Simon Brooks told BBC Wales "an unintended consequence" of devolution was more public sector jobs were being centralised in the capital.
Rural areas have been "losing young people by the bucket load", he added.
The Welsh Government said it was "fully committed" to ensuring Gwynedd benefits from public sector jobs and investment.
"I think we need to start thinking about moving public sector jobs out of Cardiff to places like Gwynedd so that people can have meaningful employment with proper careers in places like this," said Mr Brooks, a Plaid Cymru councillor in Porthmadog.
"We've just lost a tax office here in Porthmadog down to Cardiff. This can't carry on.
"This is an unintended consequence of devolution and I think we have to do something about it, we can't deny there is a problem, there obviously is."
He added: "This is the Welsh-speaking heartland of Wales and yet we don't have a national headquarters of any Welsh-language organisations up here, they're all in Cardiff - it's a ridiculous situation."
Gwynedd council leader Dyfed Edwards said the number of young people leaving the county was a "huge problem".
"If we lose our young people, who are the potential leaders for our communities and society for the future, then we'll get that imbalance in the population where we know we have got an elderly population and one that's going to grow in terms of percentage over the years," he said.
In total, there are almost 50 public bodies in Wales that exist at arms length from the government, such as the Children's Commissioner and Older People's Commissioner.
There are nine organisations which the Welsh Government said are under its direct control.
Public bodies under direct Welsh Government control:
- National Museum
- National Library
- Sports Wales
- Arts Council for Wales
- Natural Resources Wales
- Royal Commission on the Ancient and Historical Monuments of Wales
- Care Council for Wales
- Higher Education Funding Council
- Local Democracy and Boundary Commission for Wales
Dafydd Gruffydd works for Arloesi Gwynedd, which aims to help keep young people in rural areas. He said it can be difficult to convince young people there are local jobs.
"Obviously there are challenges, there are less opportunities here than in a big city. But where we are in Parc Menai, there's a cluster of high-value digital businesses here looking for staff," he said.

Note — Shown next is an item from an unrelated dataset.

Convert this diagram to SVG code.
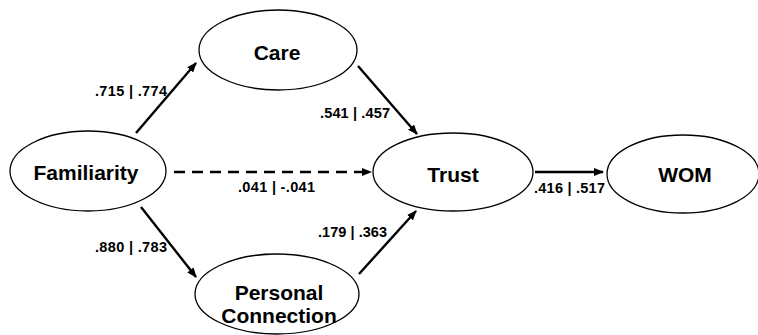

"And maybe one of the main challenges is to tell the world, and to tell young people in Gwynedd and Anglesey, that those opportunities do exist."
Dafydd Williams completed his master's degree in London last year and returned home to Pwllheli to find a job. He now works for an online gaming developer on Parc Menai, near Bangor, which means he has an hour-long journey to and from the office every day.
He thinks some young people are too willing to look for work in big towns and cities without seeing what is available locally.
"I think it's an assumption I've seen some of my colleagues and friends make over the years. But the opportunities are here, they might be more difficult to look up and find, but they are definitely are here," he said.
A Welsh Government spokesman said: "We are fully committed to ensuring people in Gwynedd benefit from public sector jobs and investment.
"Only last month, the Economy Secretary (Ken Skates) confirmed his wish for the headquarters of the new Development Bank to be located in north Wales.
"Since devolution, we have moved a significant number of Welsh Government civil service posts to north Wales. We have nearly 100 staff based in Gwynedd alone, with several hundred based in our Llandudno Junction office.
"The NHS, the local authority, national park authority and other bodies in receipt of Welsh Government funding also employ a significant number of staff in Gwynedd."